Data provided:

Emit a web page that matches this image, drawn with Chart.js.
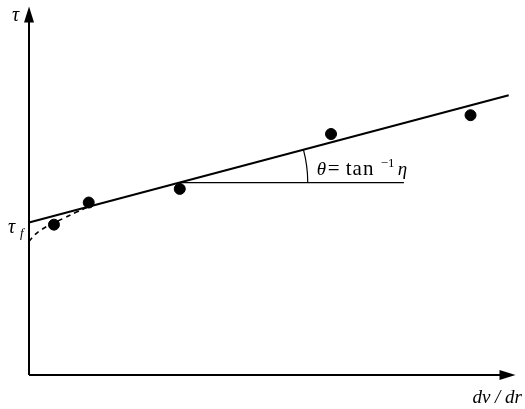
<!DOCTYPE html>
<html>
<head>
<meta charset="utf-8">
<script src="https://cdn.jsdelivr.net/npm/chart.js@4/dist/chart.umd.min.js"></script>
<style>
  html, body { margin: 0; padding: 0; background: #fff; }
  canvas { display: block; }
</style>
</head>
<body>
<canvas id="c" width="525" height="409"></canvas>
<script>
// Measured shear rate / shear stress points
const shearRates = [5.1, 12.2, 30.8, 61.7, 90.2];
const shearStresses = [40.8, 46.8, 50.5, 65.4, 70.5];

// Bingham fit line (yield stress intercept and plastic viscosity slope)
const fitX = [0, 98];
const fitY = [41.4, 75.9];

// Low-rate curvature below the straight-line fit
const curveX = [0, 1, 2.5, 4.5, 7, 9.5, 12];
const curveY = [36.2, 37.8, 39.4, 40.9, 42.5, 44.1, 45.6];

// Horizontal reference for the slope angle
const refX = [30.8, 76.6];
const refY = [52.2, 52.2];

const SERIF = '"Liberation Serif", "DejaVu Serif", serif';

const toPoints = (xs, ys) => xs.map((x, i) => ({ x, y: ys[i] }));

const decorations = {
  id: 'decorations',
  afterDatasetsDraw(chart) {
    const { ctx, chartArea: a, scales } = chart;
    const xs = scales.x, ys = scales.y;
    ctx.save();
    ctx.strokeStyle = '#000';
    ctx.fillStyle = '#000';

    // axes with arrowheads
    const ox = xs.getPixelForValue(0), oy = ys.getPixelForValue(0);
    const yTip = a.top, xTip = a.right - 3;
    ctx.lineWidth = 2;
    ctx.beginPath();
    ctx.moveTo(ox, oy); ctx.lineTo(ox, yTip + 10);
    ctx.moveTo(ox, oy); ctx.lineTo(xTip - 10, oy);
    ctx.stroke();
    ctx.beginPath();
    ctx.moveTo(ox, yTip); ctx.lineTo(ox - 5, yTip + 16); ctx.lineTo(ox + 5, yTip + 16); ctx.closePath();
    ctx.fill();
    ctx.beginPath();
    ctx.moveTo(xTip, oy); ctx.lineTo(xTip - 16, oy - 5); ctx.lineTo(xTip - 16, oy + 5); ctx.closePath();
    ctx.fill();

    // angle arc between the reference line and the fit line
    const cx = xs.getPixelForValue(refX[0]), cy = ys.getPixelForValue(refY[0]);
    const ex = xs.getPixelForValue(fitX[1]), ey = ys.getPixelForValue(fitY[1]);
    const ang = Math.atan2(ey - cy, ex - cx);
    ctx.lineWidth = 1.2;
    ctx.beginPath();
    ctx.arc(cx, cy, 128, ang, 0);
    ctx.stroke();

    // angle label
    const lx = cx + 137, ly = cy - 8;
    ctx.textBaseline = 'alphabetic';
    ctx.textAlign = 'left';
    ctx.font = 'italic 19px ' + SERIF;
    ctx.fillText('θ', lx, ly);
    ctx.font = '21px ' + SERIF;
    ctx.fillText('=', lx + 11, ly);
    ctx.letterSpacing = '1px';
    ctx.fillText('tan', lx + 29, ly);
    ctx.letterSpacing = '0px';
    ctx.font = '13px ' + SERIF;
    ctx.fillText('−1', lx + 64, ly - 8);
    ctx.font = 'italic 19px ' + SERIF;
    ctx.fillText('η', lx + 81, ly);

    // axis labels
    ctx.font = 'italic 20px ' + SERIF;
    ctx.fillText('τ', 12, 21);
    const fy = ys.getPixelForValue(fitY[0]);
    ctx.fillText('τ', 8, fy + 11);
    ctx.font = 'italic 13px ' + SERIF;
    ctx.fillText('f', 20, fy + 15);
    ctx.font = 'italic 19px ' + SERIF;
    ctx.textAlign = 'right';
    ctx.fillText('dv / dr', 522, 403);
    ctx.restore();
  }
};

new Chart(document.getElementById('c'), {
  type: 'scatter',
  data: {
    datasets: [
      {
        data: toPoints(fitX, fitY), showLine: true, borderColor: '#000',
        borderWidth: 2, pointRadius: 0, clip: false
      },
      {
        data: toPoints(curveX, curveY), showLine: true, borderColor: '#000',
        borderWidth: 1.6, borderDash: [5, 4], tension: 0.4, pointRadius: 0, clip: false
      },
      {
        data: toPoints(refX, refY), showLine: true, borderColor: '#000',
        borderWidth: 1.2, pointRadius: 0, clip: false
      },
      {
        data: toPoints(shearRates, shearStresses), showLine: false,
        pointRadius: 5.5, pointBackgroundColor: '#000', pointBorderColor: '#000', clip: false
      }
    ]
  },
  options: {
    responsive: false,
    devicePixelRatio: 1,
    animation: false,
    layout: { padding: { left: 29, right: 5, top: 5, bottom: 34 } },
    plugins: { legend: { display: false }, tooltip: { enabled: false } },
    scales: {
      x: { type: 'linear', min: 0, max: 100, display: false },
      y: { type: 'linear', min: 0, max: 100, display: false }
    }
  },
  plugins: [decorations]
});
</script>
</body>
</html>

Required work:
Pictures excluded, quote all the data above exactly.

The completed task:
Emit a web page that matches this image, drawn with Chart.js.
<!DOCTYPE html>
<html>
<head>
<meta charset="utf-8">
<script src="https://cdn.jsdelivr.net/npm/chart.js@4/dist/chart.umd.min.js"></script>
<style>
  html, body { margin: 0; padding: 0; background: #fff; }
  canvas { display: block; }
</style>
</head>
<body>
<canvas id="c" width="525" height="409"></canvas>
<script>
// Measured shear rate / shear stress points
const shearRates = [5.1, 12.2, 30.8, 61.7, 90.2];
const shearStresses = [40.8, 46.8, 50.5, 65.4, 70.5];

// Bingham fit line (yield stress intercept and plastic viscosity slope)
const fitX = [0, 98];
const fitY = [41.4, 75.9];

// Low-rate curvature below the straight-line fit
const curveX = [0, 1, 2.5, 4.5, 7, 9.5, 12];
const curveY = [36.2, 37.8, 39.4, 40.9, 42.5, 44.1, 45.6];

// Horizontal reference for the slope angle
const refX = [30.8, 76.6];
const refY = [52.2, 52.2];

const SERIF = '"Liberation Serif", "DejaVu Serif", serif';

const toPoints = (xs, ys) => xs.map((x, i) => ({ x, y: ys[i] }));

const decorations = {
  id: 'decorations',
  afterDatasetsDraw(chart) {
    const { ctx, chartArea: a, scales } = chart;
    const xs = scales.x, ys = scales.y;
    ctx.save();
    ctx.strokeStyle = '#000';
    ctx.fillStyle = '#000';

    // axes with arrowheads
    const ox = xs.getPixelForValue(0), oy = ys.getPixelForValue(0);
    const yTip = a.top, xTip = a.right - 3;
    ctx.lineWidth = 2;
    ctx.beginPath();
    ctx.moveTo(ox, oy); ctx.lineTo(ox, yTip + 10);
    ctx.moveTo(ox, oy); ctx.lineTo(xTip - 10, oy);
    ctx.stroke();
    ctx.beginPath();
    ctx.moveTo(ox, yTip); ctx.lineTo(ox - 5, yTip + 16); ctx.lineTo(ox + 5, yTip + 16); ctx.closePath();
    ctx.fill();
    ctx.beginPath();
    ctx.moveTo(xTip, oy); ctx.lineTo(xTip - 16, oy - 5); ctx.lineTo(xTip - 16, oy + 5); ctx.closePath();
    ctx.fill();

    // angle arc between the reference line and the fit line
    const cx = xs.getPixelForValue(refX[0]), cy = ys.getPixelForValue(refY[0]);
    const ex = xs.getPixelForValue(fitX[1]), ey = ys.getPixelForValue(fitY[1]);
    const ang = Math.atan2(ey - cy, ex - cx);
    ctx.lineWidth = 1.2;
    ctx.beginPath();
    ctx.arc(cx, cy, 128, ang, 0);
    ctx.stroke();

    // angle label
    const lx = cx + 137, ly = cy - 8;
    ctx.textBaseline = 'alphabetic';
    ctx.textAlign = 'left';
    ctx.font = 'italic 19px ' + SERIF;
    ctx.fillText('θ', lx, ly);
    ctx.font = '21px ' + SERIF;
    ctx.fillText('=', lx + 11, ly);
    ctx.letterSpacing = '1px';
    ctx.fillText('tan', lx + 29, ly);
    ctx.letterSpacing = '0px';
    ctx.font = '13px ' + SERIF;
    ctx.fillText('−1', lx + 64, ly - 8);
    ctx.font = 'italic 19px ' + SERIF;
    ctx.fillText('η', lx + 81, ly);

    // axis labels
    ctx.font = 'italic 20px ' + SERIF;
    ctx.fillText('τ', 12, 21);
    const fy = ys.getPixelForValue(fitY[0]);
    ctx.fillText('τ', 8, fy + 11);
    ctx.font = 'italic 13px ' + SERIF;
    ctx.fillText('f', 20, fy + 15);
    ctx.font = 'italic 19px ' + SERIF;
    ctx.textAlign = 'right';
    ctx.fillText('dv / dr', 522, 403);
    ctx.restore();
  }
};

new Chart(document.getElementById('c'), {
  type: 'scatter',
  data: {
    datasets: [
      {
        data: toPoints(fitX, fitY), showLine: true, borderColor: '#000',
        borderWidth: 2, pointRadius: 0, clip: false
      },
      {
        data: toPoints(curveX, curveY), showLine: true, borderColor: '#000',
        borderWidth: 1.6, borderDash: [5, 4], tension: 0.4, pointRadius: 0, clip: false
      },
      {
        data: toPoints(refX, refY), showLine: true, borderColor: '#000',
        borderWidth: 1.2, pointRadius: 0, clip: false
      },
      {
        data: toPoints(shearRates, shearStresses), showLine: false,
        pointRadius: 5.5, pointBackgroundColor: '#000', pointBorderColor: '#000', clip: false
      }
    ]
  },
  options: {
    responsive: false,
    devicePixelRatio: 1,
    animation: false,
    layout: { padding: { left: 29, right: 5, top: 5, bottom: 34 } },
    plugins: { legend: { display: false }, tooltip: { enabled: false } },
    scales: {
      x: { type: 'linear', min: 0, max: 100, display: false },
      y: { type: 'linear', min: 0, max: 100, display: false }
    }
  },
  plugins: [decorations]
});
</script>
</body>
</html>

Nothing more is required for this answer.